Copy out all the lines in the records that include the word "this".

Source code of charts
>>>>
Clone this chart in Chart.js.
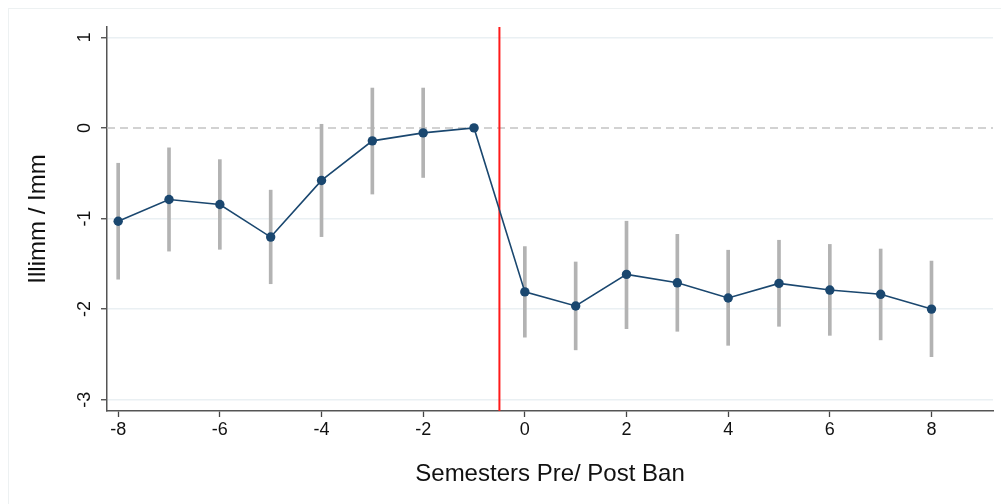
<!DOCTYPE html>
<html>
<head>
<meta charset="utf-8">
<script src="https://cdn.jsdelivr.net/npm/chart.js@4/dist/chart.umd.min.js"></script>
<style>
  html, body { margin: 0; padding: 0; background: #ffffff; overflow: hidden; }
  #frame { position: absolute; left: 8px; top: 8px; width: 1200px; height: 700px; border: 1px solid #edf1f2; box-sizing: border-box; }
  #wrap { position: absolute; left: 0; top: 0; width: 1001px; height: 504px; }
</style>
</head>
<body>
<div id="frame"></div>
<div id="wrap"><canvas id="c" width="1001" height="504"></canvas></div>
<script>
// ---- data ----
const semesters = [-8, -7, -6, -5, -4, -3, -2, -1, 0, 1, 2, 3, 4, 5, 6, 7, 8];
const estimates = [-1.03, -0.79, -0.845, -1.205, -0.58, -0.143, -0.055, 0, -1.81, -1.966, -1.617, -1.71, -1.878, -1.716, -1.79, -1.837, -2.0];
const ciLower   = [-1.67, -1.36, -1.34, -1.72, -1.20, -0.73, -0.547, null, -2.31, -2.45, -2.216, -2.245, -2.40, -2.19, -2.29, -2.34, -2.525];
const ciUpper   = [-0.39, -0.22, -0.35, -0.687, 0.04, 0.44, 0.44, null, -1.31, -1.48, -1.03, -1.175, -1.35, -1.24, -1.286, -1.337, -1.47];
const xTickValues = [-8, -6, -4, -2, 0, 2, 4, 6, 8];
const yTickValues = [-3, -2, -1, 0, 1];
const banAt = -0.5;
const xTitle = 'Semesters Pre/ Post Ban';
const yTitle = 'Illimm / Imm';

// ---- axis limits ----
const xMin = -8.22, xMax = 9.21;
const yMin = -3.125, yMax = 1.114;

const navy = '#1a476f';
const FONT = '"Liberation Sans", Arial, sans-serif';

const pointData = semesters.map((s, i) => ({ x: s, y: estimates[i] }));
const ciData = semesters.map((s, i) => ciLower[i] === null ? null : ({ x: s, y: [ciLower[i], ciUpper[i]] })).filter(d => d);

const yLabelPlugin = {
  id: 'yLabels',
  afterDraw(chart) {
    const sc = chart.scales.y;
    const ctx = chart.ctx;
    ctx.save();
    ctx.font = '18px ' + FONT;
    ctx.fillStyle = '#111';
    ctx.textAlign = 'center';
    ctx.textBaseline = 'middle';
    sc.ticks.forEach(t => {
      const py = sc.getPixelForValue(t.value);
      ctx.save();
      ctx.translate(85.5, py);
      ctx.rotate(-Math.PI / 2);
      ctx.fillText(String(t.value), 0, 0);
      ctx.restore();
    });
    ctx.restore();
  }
};

new Chart(document.getElementById('c'), {
  type: 'line',
  data: {
    datasets: [
      {
        type: 'line',
        data: pointData,
        borderColor: navy,
        backgroundColor: navy,
        borderWidth: 1.6,
        pointRadius: 4.7,
        pointBackgroundColor: navy,
        pointBorderColor: navy,
        pointBorderWidth: 0,
        tension: 0,
        order: 0
      },
      {
        type: 'line',
        data: [{ x: banAt, y: yMax }, { x: banAt, y: yMin }],
        borderColor: '#ff1a1a',
        borderWidth: 2,
        pointRadius: 0,
        order: 1
      },
      {
        type: 'bar',
        data: ciData,
        backgroundColor: '#b3b3b3',
        borderWidth: 0,
        barThickness: 3,
        grouped: false,
        order: 2
      },
      {
        type: 'line',
        data: [{ x: xMin, y: 0 }, { x: xMax, y: 0 }],
        borderColor: '#c4c4c4',
        borderWidth: 1.5,
        borderDash: [8, 5],
        pointRadius: 0,
        order: 3
      }
    ]
  },
  options: {
    responsive: false,
    animation: false,
    events: [],
    layout: { padding: { top: 27, right: 8, left: 0, bottom: 0 } },
    plugins: { legend: { display: false }, tooltip: { enabled: false } },
    scales: {
      x: {
        type: 'linear',
        min: xMin,
        max: xMax,
        offset: false,
        afterBuildTicks: sc => { sc.ticks = xTickValues.map(v => ({ value: v })); },
        afterFit: sc => { sc.height = 93; },
        grid: { offset: false, drawOnChartArea: false, drawTicks: true, tickLength: 6, tickColor: '#444', tickWidth: 1.3 },
        border: { color: '#555', width: 1.5 },
        ticks: { font: { family: FONT, size: 18 }, color: '#111', padding: 2, maxRotation: 0, autoSkip: false },
        title: { display: true, text: xTitle, font: { family: FONT, size: 24 }, color: '#111', padding: { top: 0, bottom: 15 } }
      },
      y: {
        type: 'linear',
        min: yMin,
        max: yMax,
        afterBuildTicks: sc => { sc.ticks = yTickValues.map(v => ({ value: v })); },
        afterFit: sc => { sc.width = 107; },
        grid: {
          offset: false,
          drawTicks: true,
          tickLength: 6,
          tickColor: '#444',
          tickWidth: 1.3,
          lineWidth: 1.5,
          color: c => (c.tick && c.tick.value === 0) ? 'rgba(0,0,0,0)' : '#eaf0f3'
        },
        border: { color: '#555', width: 1.5 },
        ticks: { display: false },
        title: { display: true, text: yTitle, font: { family: FONT, size: 24 }, color: '#111', padding: { top: 24, bottom: 0 } }
      }
    }
  },
  plugins: [yLabelPlugin]
});
</script>
</body>
</html>
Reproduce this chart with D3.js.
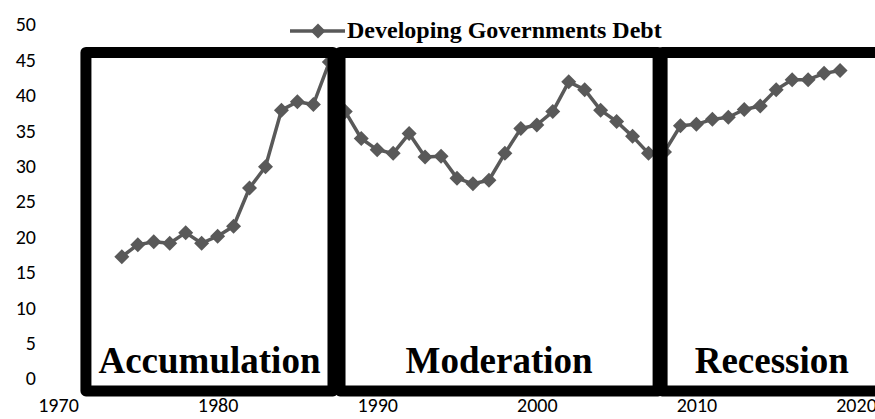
<!DOCTYPE html>
<html>
<head>
<meta charset="utf-8">
<script src="https://cdn.jsdelivr.net/npm/d3@7"></script>
<style>
  body { margin: 0; background: #fff; }
  svg { display: block; }
</style>
</head>
<body>
<svg width="875" height="419"></svg>
<script>
"use strict";

// debt as % of GDP, developing economies
var years = d3.range(1974, 2020);
var debt = [17.2, 18.9, 19.3, 19.1, 20.6, 19.1, 20.1, 21.5, 26.9, 29.9,
  37.9, 39.1, 38.7, 44.7, 37.7, 33.9, 32.3, 31.8, 34.6, 31.3,
  31.4, 28.3, 27.5, 28.0, 31.8, 35.3, 35.8, 37.7, 41.9, 40.8,
  37.9, 36.3, 34.2, 31.8, 32.0, 35.7, 35.9, 36.6, 36.9, 38.0,
  38.5, 40.8, 42.2, 42.2, 43.1, 43.5];

var xTicks = [1970, 1980, 1990, 2000, 2010, 2020];
var yTicks = [0, 5, 10, 15, 20, 25, 30, 35, 40, 45, 50];

var periodNames = ["Accumulation", "Moderation", "Recession"];
var periodStart = [1971.75, 1987.67, 2007.85];
var periodEnd = [1987.23, 2007.6, 2021.6];

var seriesName = "Developing Governments Debt";

var svg = d3.select("svg");

var x = d3.scaleLinear().domain([1970, 2020]).range([58, 856]);
var y = d3.scaleLinear().domain([0, 50]).range([378.5, 24.5]);

var grey = "#595959";
var tickFont = "Calibri, Carlito, 'Open Sans', sans-serif";

// axes: labels only
var yAxis = svg.append("g")
  .attr("transform", "translate(36,0)")
  .call(d3.axisLeft(y).tickValues(yTicks).tickSize(0).tickPadding(0));
yAxis.select(".domain").remove();

var xAxis = svg.append("g")
  .attr("transform", "translate(0,398)")
  .call(d3.axisBottom(x).tickValues(xTicks).tickSize(0).tickPadding(0).tickFormat(d3.format("d")));
xAxis.select(".domain").remove();

svg.selectAll(".tick text")
  .style("font-family", tickFont)
  .style("font-size", "20px")
  .attr("fill", "#000");

function diamond(r) {
  return "M0," + (-r) + "L" + r + ",0L0," + r + "L" + (-r) + ",0Z";
}

var pts = years.map(function (yr, i) { return { year: yr, value: debt[i] }; });

svg.append("path")
  .datum(pts)
  .attr("fill", "none")
  .attr("stroke", grey)
  .attr("stroke-width", 3.5)
  .attr("stroke-linejoin", "round")
  .attr("d", d3.line()
    .x(function (d) { return x(d.year); })
    .y(function (d) { return y(d.value); }));

svg.append("g")
  .selectAll("path")
  .data(pts)
  .enter().append("path")
  .attr("transform", function (d) { return "translate(" + x(d.year) + "," + y(d.value) + ")"; })
  .attr("d", diamond(7.5))
  .attr("fill", grey);

// period boxes
var boxTop = y(46.05), boxBottom = y(-1.75);

svg.append("g")
  .selectAll("rect")
  .data(periodNames)
  .enter().append("rect")
  .attr("x", function (d, i) { return x(periodStart[i]); })
  .attr("y", boxTop)
  .attr("width", function (d, i) { return x(periodEnd[i]) - x(periodStart[i]); })
  .attr("height", boxBottom - boxTop)
  .attr("fill", "none")
  .attr("stroke", "#000")
  .attr("stroke-width", 11)
  .attr("stroke-linejoin", "round");

svg.append("g")
  .selectAll("text")
  .data(periodNames)
  .enter().append("text")
  .attr("x", function (d, i) { return (x(periodStart[i]) + x(periodEnd[i])) / 2; })
  .attr("y", 373)
  .attr("text-anchor", "middle")
  .style("font-family", "'Times New Roman', 'Liberation Serif', serif")
  .style("font-weight", "bold")
  .style("font-size", "37px")
  .text(function (d) { return d; });

// legend
var legend = svg.append("g").attr("transform", "translate(290,31)");
legend.append("line")
  .attr("x1", 0).attr("x2", 55)
  .attr("stroke", grey)
  .attr("stroke-width", 3.5);
legend.append("path")
  .attr("transform", "translate(28,0)")
  .attr("d", diamond(7.5))
  .attr("fill", grey);
legend.append("text")
  .attr("x", 57)
  .attr("y", 7)
  .style("font-family", "'Times New Roman', 'Liberation Serif', serif")
  .style("font-weight", "bold")
  .style("font-size", "24px")
  .text(seriesName);
</script>
</body>
</html>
<<<<
• [Solution to the problem]
Clone this chart in Chart.js.
Reproduce this chart with D3.js.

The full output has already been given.